What is required. Nothing after the line with "d3.scaleLinear().domain([50, 95]).range([plotBottom, plotTop]);" belongs in the copy; extract the lines below from the top through that line, pictures left out.
------------------------------------------------------------------------
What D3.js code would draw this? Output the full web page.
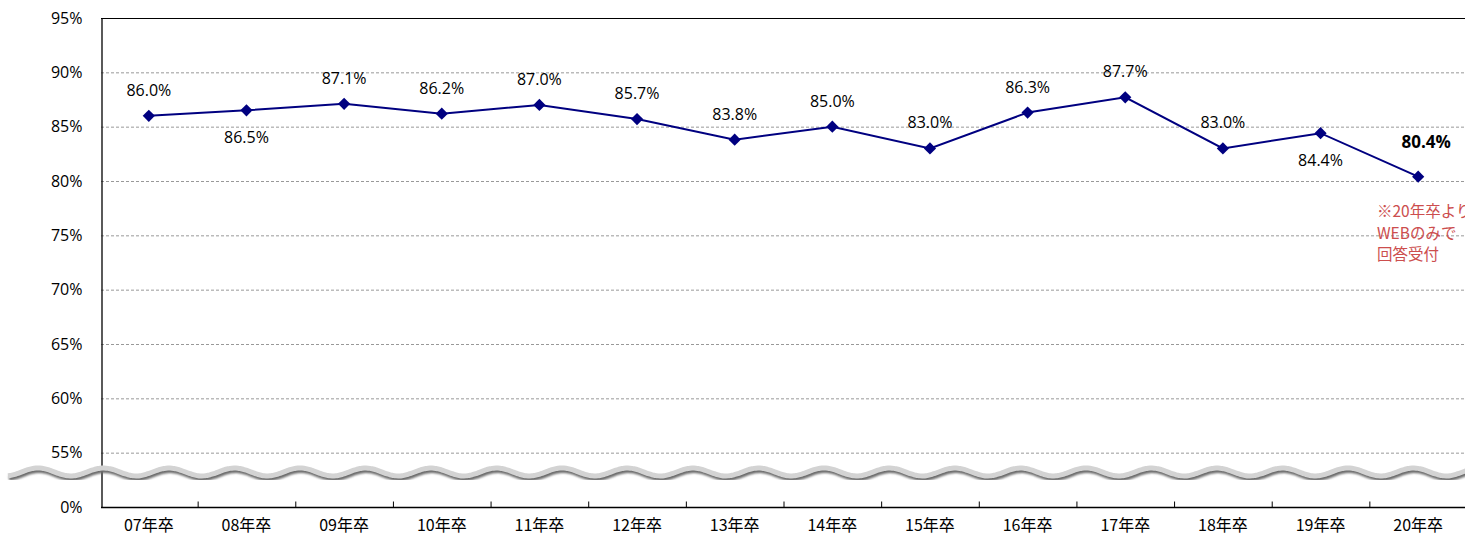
<!DOCTYPE html>
<html>
<head>
<meta charset="utf-8">
<script src="https://cdn.jsdelivr.net/npm/d3@7"></script>
<style>
  body { margin: 0; background: #fff; }
  svg { display: block; font-family: "Open Sans", "Noto Sans CJK JP", sans-serif; }
</style>
</head>
<body>
<div id="chart"></div>
<script>
const categories = ["07年卒", "08年卒", "09年卒", "10年卒", "11年卒", "12年卒", "13年卒",
  "14年卒", "15年卒", "16年卒", "17年卒", "18年卒", "19年卒", "20年卒"];
const values = [86.0, 86.5, 87.1, 86.2, 87.0, 85.7, 83.8, 85.0, 83.0, 86.3, 87.7, 83.0, 84.4, 80.4];
// where each data label sits
const labelSide = ["above", "below", "above", "above", "above", "above", "above",
  "above", "above", "above", "above", "above", "below", "above"];
const yTicks = [50, 55, 60, 65, 70, 75, 80, 85, 90, 95];
const yTickLabels = ["0%", "55%", "60%", "65%", "70%", "75%", "80%", "85%", "90%", "95%"];
const noteLines = ["※20年卒より", "WEBのみで", "回答受付"];

const width = 1465, height = 538;
const plotLeft = 101, plotTop = 18, plotBottom = 507;

const svg = d3.select("#chart").append("svg")
  .attr("width", width)
  .attr("height", height);

const x = d3.scaleBand().domain(categories).range([100, 1467]);
const y = d3.scaleLinear().domain([50, 95]).range([plotBottom, plotTop]);

// gridlines
svg.append("g")
  .selectAll("line")
  .data(yTicks.filter(d => d > 50 && d < 95))
  .join("line")
  .attr("x1", plotLeft).attr("x2", width)
  .attr("y1", d => y(d) + 0.5).attr("y2", d => y(d) + 0.5)
  .attr("stroke", "#999")
  .attr("stroke-width", 1)
  .attr("stroke-dasharray", "3,2");

// top border
svg.append("line")
  .attr("x1", plotLeft).attr("x2", width)
  .attr("y1", plotTop + 0.5).attr("y2", plotTop + 0.5)
  .attr("stroke", "#000");

// y axis
const yAxis = svg.append("g")
  .attr("transform", `translate(${plotLeft + 0.5},0)`)
  .call(d3.axisLeft(y).tickValues(yTicks).tickSize(0).tickPadding(19)
    .tickFormat((d, i) => yTickLabels[i]));
yAxis.select(".domain").attr("stroke", "#000").attr("stroke-width", 1.3);
yAxis.selectAll("text").attr("font-size", 16).attr("fill", "#000")
  .attr("font-family", "'Open Sans', sans-serif");

// x axis with inner ticks at band boundaries
const xAxis = svg.append("g")
  .attr("transform", `translate(0,${plotBottom + 0.5})`)
  .call(d3.axisBottom(x).tickSize(0).tickPadding(12));
xAxis.select(".domain").attr("stroke", "#000").attr("stroke-width", 1.5)
  .attr("d", `M${plotLeft},0H${width}`);
xAxis.selectAll("text").attr("font-size", 16).attr("fill", "#000")
  .attr("font-family", "'Noto Sans CJK JP', sans-serif");
xAxis.append("g")
  .selectAll("line")
  .data(categories.slice(1))
  .join("line")
  .attr("x1", d => x(d) + 0.5).attr("x2", d => x(d) + 0.5)
  .attr("y1", 0).attr("y2", -6)
  .attr("stroke", "#000");

// wavy break mark
const defs = svg.append("defs");
defs.append("filter").attr("id", "blur")
  .append("feGaussianBlur").attr("stdDeviation", 1.3);
const wavePts = d3.range(8, width + 2, 2).map(px => [px, 472 - 4 * Math.cos((px - 38) / 65.5 * 2 * Math.PI)]);
const waveLine = d3.line().curve(d3.curveBasis);
svg.append("path")
  .attr("d", waveLine(wavePts))
  .attr("transform", "translate(1,2.5)")
  .attr("fill", "none")
  .attr("stroke", "#6a6a6a")
  .attr("stroke-width", 5)
  .attr("filter", "url(#blur)");
svg.append("path")
  .attr("d", waveLine(wavePts))
  .attr("fill", "none")
  .attr("stroke", "#d3d3d3")
  .attr("stroke-width", 5);

// line series
const cx = d => x(d) + x.bandwidth() / 2;
svg.append("path")
  .datum(values)
  .attr("fill", "none")
  .attr("stroke", "#000080")
  .attr("stroke-width", 2)
  .attr("d", d3.line().x((d, i) => cx(categories[i])).y(d => y(d)));

svg.append("g")
  .selectAll("path")
  .data(values)
  .join("path")
  .attr("d", d3.symbol(d3.symbolDiamond2, 95))
  .attr("transform", (d, i) => `translate(${cx(categories[i])},${y(d)})`)
  .attr("fill", "#000080");

// data labels
const last = values.length - 1;
svg.append("g")
  .selectAll("text")
  .data(values)
  .join("text")
  .attr("x", (d, i) => cx(categories[i]) + (i === last ? 8 : 0))
  .attr("y", (d, i) => y(d) + (labelSide[i] === "above" ? (i === last ? -29 : -20) : 33))
  .attr("text-anchor", "middle")
  .attr("font-size", (d, i) => i === last ? 17 : 16)
  .attr("font-weight", (d, i) => i === last ? "bold" : "normal")
  .attr("fill", "#000")
  .text(d => d.toFixed(1) + "%");

// note
svg.append("g")
  .selectAll("text")
  .data(noteLines)
  .join("text")
  .attr("x", 1377)
  .attr("y", (d, i) => 217 + i * 21.5)
  .attr("font-size", 15.5)
  .attr("font-family", "'Noto Sans CJK JP', sans-serif")
  .attr("fill", "#cc4e4e")
  .text(d => d);
</script>
</body>
</html>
------------------------------------------------------------------------
Solved exercise.
What D3.js code would draw this? Output the full web page.
<!DOCTYPE html>
<html>
<head>
<meta charset="utf-8">
<script src="https://cdn.jsdelivr.net/npm/d3@7"></script>
<style>
  body { margin: 0; background: #fff; }
  svg { display: block; font-family: "Open Sans", "Noto Sans CJK JP", sans-serif; }
</style>
</head>
<body>
<div id="chart"></div>
<script>
const categories = ["07年卒", "08年卒", "09年卒", "10年卒", "11年卒", "12年卒", "13年卒",
  "14年卒", "15年卒", "16年卒", "17年卒", "18年卒", "19年卒", "20年卒"];
const values = [86.0, 86.5, 87.1, 86.2, 87.0, 85.7, 83.8, 85.0, 83.0, 86.3, 87.7, 83.0, 84.4, 80.4];
// where each data label sits
const labelSide = ["above", "below", "above", "above", "above", "above", "above",
  "above", "above", "above", "above", "above", "below", "above"];
const yTicks = [50, 55, 60, 65, 70, 75, 80, 85, 90, 95];
const yTickLabels = ["0%", "55%", "60%", "65%", "70%", "75%", "80%", "85%", "90%", "95%"];
const noteLines = ["※20年卒より", "WEBのみで", "回答受付"];

const width = 1465, height = 538;
const plotLeft = 101, plotTop = 18, plotBottom = 507;

const svg = d3.select("#chart").append("svg")
  .attr("width", width)
  .attr("height", height);

const x = d3.scaleBand().domain(categories).range([100, 1467]);
const y = d3.scaleLinear().domain([50, 95]).range([plotBottom, plotTop]);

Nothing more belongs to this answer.